Given task:
All material below is to be reproduced exactly.

Given data:
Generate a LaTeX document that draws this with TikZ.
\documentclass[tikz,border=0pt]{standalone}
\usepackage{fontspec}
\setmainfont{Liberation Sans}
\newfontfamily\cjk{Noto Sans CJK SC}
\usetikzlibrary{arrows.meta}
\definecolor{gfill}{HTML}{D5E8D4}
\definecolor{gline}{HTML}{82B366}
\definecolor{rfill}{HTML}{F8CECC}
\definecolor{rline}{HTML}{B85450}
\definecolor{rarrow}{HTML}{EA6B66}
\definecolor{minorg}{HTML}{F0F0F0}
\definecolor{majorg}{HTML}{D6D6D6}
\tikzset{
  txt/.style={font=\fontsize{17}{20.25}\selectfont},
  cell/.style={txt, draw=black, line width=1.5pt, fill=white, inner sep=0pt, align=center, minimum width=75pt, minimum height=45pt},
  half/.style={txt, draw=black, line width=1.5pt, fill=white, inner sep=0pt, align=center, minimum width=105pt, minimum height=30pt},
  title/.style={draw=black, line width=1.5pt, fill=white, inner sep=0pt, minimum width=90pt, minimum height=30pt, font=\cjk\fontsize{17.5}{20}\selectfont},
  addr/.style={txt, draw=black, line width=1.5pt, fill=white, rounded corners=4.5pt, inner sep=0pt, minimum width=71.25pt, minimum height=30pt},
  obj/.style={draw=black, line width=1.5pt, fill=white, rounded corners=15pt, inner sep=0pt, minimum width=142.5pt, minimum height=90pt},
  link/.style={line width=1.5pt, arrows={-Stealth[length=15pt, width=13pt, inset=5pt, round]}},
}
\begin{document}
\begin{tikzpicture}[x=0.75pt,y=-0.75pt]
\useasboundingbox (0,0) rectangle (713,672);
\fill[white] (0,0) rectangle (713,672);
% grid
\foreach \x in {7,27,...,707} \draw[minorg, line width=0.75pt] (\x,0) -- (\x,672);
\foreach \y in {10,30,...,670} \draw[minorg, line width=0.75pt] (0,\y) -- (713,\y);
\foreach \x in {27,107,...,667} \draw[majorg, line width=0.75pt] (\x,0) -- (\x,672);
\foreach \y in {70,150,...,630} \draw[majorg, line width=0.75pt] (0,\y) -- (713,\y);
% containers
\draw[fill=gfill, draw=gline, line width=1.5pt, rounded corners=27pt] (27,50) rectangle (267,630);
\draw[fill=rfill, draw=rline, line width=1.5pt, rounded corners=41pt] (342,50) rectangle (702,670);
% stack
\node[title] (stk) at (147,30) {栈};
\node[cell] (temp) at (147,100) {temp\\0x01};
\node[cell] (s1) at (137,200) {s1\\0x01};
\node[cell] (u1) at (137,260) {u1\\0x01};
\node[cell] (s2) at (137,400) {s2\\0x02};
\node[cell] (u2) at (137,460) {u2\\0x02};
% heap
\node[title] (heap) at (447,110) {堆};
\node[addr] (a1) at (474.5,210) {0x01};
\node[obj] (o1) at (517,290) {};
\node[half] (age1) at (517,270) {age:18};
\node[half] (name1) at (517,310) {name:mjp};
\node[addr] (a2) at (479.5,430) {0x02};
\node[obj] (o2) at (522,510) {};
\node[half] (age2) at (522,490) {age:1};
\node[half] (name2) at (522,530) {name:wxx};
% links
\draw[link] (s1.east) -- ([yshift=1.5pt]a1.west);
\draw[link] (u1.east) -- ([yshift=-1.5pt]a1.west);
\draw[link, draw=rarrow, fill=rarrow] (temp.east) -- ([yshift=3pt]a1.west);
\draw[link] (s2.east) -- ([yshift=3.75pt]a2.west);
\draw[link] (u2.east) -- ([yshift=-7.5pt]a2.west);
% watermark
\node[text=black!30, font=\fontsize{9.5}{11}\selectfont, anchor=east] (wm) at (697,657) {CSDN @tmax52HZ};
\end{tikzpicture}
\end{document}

Response:
Generate a LaTeX document that draws this with TikZ.
\documentclass[tikz,border=0pt]{standalone}
\usepackage{fontspec}
\setmainfont{Liberation Sans}
\newfontfamily\cjk{Noto Sans CJK SC}
\usetikzlibrary{arrows.meta}
\definecolor{gfill}{HTML}{D5E8D4}
\definecolor{gline}{HTML}{82B366}
\definecolor{rfill}{HTML}{F8CECC}
\definecolor{rline}{HTML}{B85450}
\definecolor{rarrow}{HTML}{EA6B66}
\definecolor{minorg}{HTML}{F0F0F0}
\definecolor{majorg}{HTML}{D6D6D6}
\tikzset{
  txt/.style={font=\fontsize{17}{20.25}\selectfont},
  cell/.style={txt, draw=black, line width=1.5pt, fill=white, inner sep=0pt, align=center, minimum width=75pt, minimum height=45pt},
  half/.style={txt, draw=black, line width=1.5pt, fill=white, inner sep=0pt, align=center, minimum width=105pt, minimum height=30pt},
  title/.style={draw=black, line width=1.5pt, fill=white, inner sep=0pt, minimum width=90pt, minimum height=30pt, font=\cjk\fontsize{17.5}{20}\selectfont},
  addr/.style={txt, draw=black, line width=1.5pt, fill=white, rounded corners=4.5pt, inner sep=0pt, minimum width=71.25pt, minimum height=30pt},
  obj/.style={draw=black, line width=1.5pt, fill=white, rounded corners=15pt, inner sep=0pt, minimum width=142.5pt, minimum height=90pt},
  link/.style={line width=1.5pt, arrows={-Stealth[length=15pt, width=13pt, inset=5pt, round]}},
}
\begin{document}
\begin{tikzpicture}[x=0.75pt,y=-0.75pt]
\useasboundingbox (0,0) rectangle (713,672);
\fill[white] (0,0) rectangle (713,672);
% grid
\foreach \x in {7,27,...,707} \draw[minorg, line width=0.75pt] (\x,0) -- (\x,672);
\foreach \y in {10,30,...,670} \draw[minorg, line width=0.75pt] (0,\y) -- (713,\y);
\foreach \x in {27,107,...,667} \draw[majorg, line width=0.75pt] (\x,0) -- (\x,672);
\foreach \y in {70,150,...,630} \draw[majorg, line width=0.75pt] (0,\y) -- (713,\y);
% containers
\draw[fill=gfill, draw=gline, line width=1.5pt, rounded corners=27pt] (27,50) rectangle (267,630);
\draw[fill=rfill, draw=rline, line width=1.5pt, rounded corners=41pt] (342,50) rectangle (702,670);
% stack
\node[title] (stk) at (147,30) {栈};
\node[cell] (temp) at (147,100) {temp\\0x01};
\node[cell] (s1) at (137,200) {s1\\0x01};
\node[cell] (u1) at (137,260) {u1\\0x01};
\node[cell] (s2) at (137,400) {s2\\0x02};
\node[cell] (u2) at (137,460) {u2\\0x02};
% heap
\node[title] (heap) at (447,110) {堆};
\node[addr] (a1) at (474.5,210) {0x01};
\node[obj] (o1) at (517,290) {};
\node[half] (age1) at (517,270) {age:18};
\node[half] (name1) at (517,310) {name:mjp};
\node[addr] (a2) at (479.5,430) {0x02};
\node[obj] (o2) at (522,510) {};
\node[half] (age2) at (522,490) {age:1};
\node[half] (name2) at (522,530) {name:wxx};
% links
\draw[link] (s1.east) -- ([yshift=1.5pt]a1.west);
\draw[link] (u1.east) -- ([yshift=-1.5pt]a1.west);
\draw[link, draw=rarrow, fill=rarrow] (temp.east) -- ([yshift=3pt]a1.west);
\draw[link] (s2.east) -- ([yshift=3.75pt]a2.west);
\draw[link] (u2.east) -- ([yshift=-7.5pt]a2.west);
% watermark
\node[text=black!30, font=\fontsize{9.5}{11}\selectfont, anchor=east] (wm) at (697,657) {CSDN @tmax52HZ};
\end{tikzpicture}
\end{document}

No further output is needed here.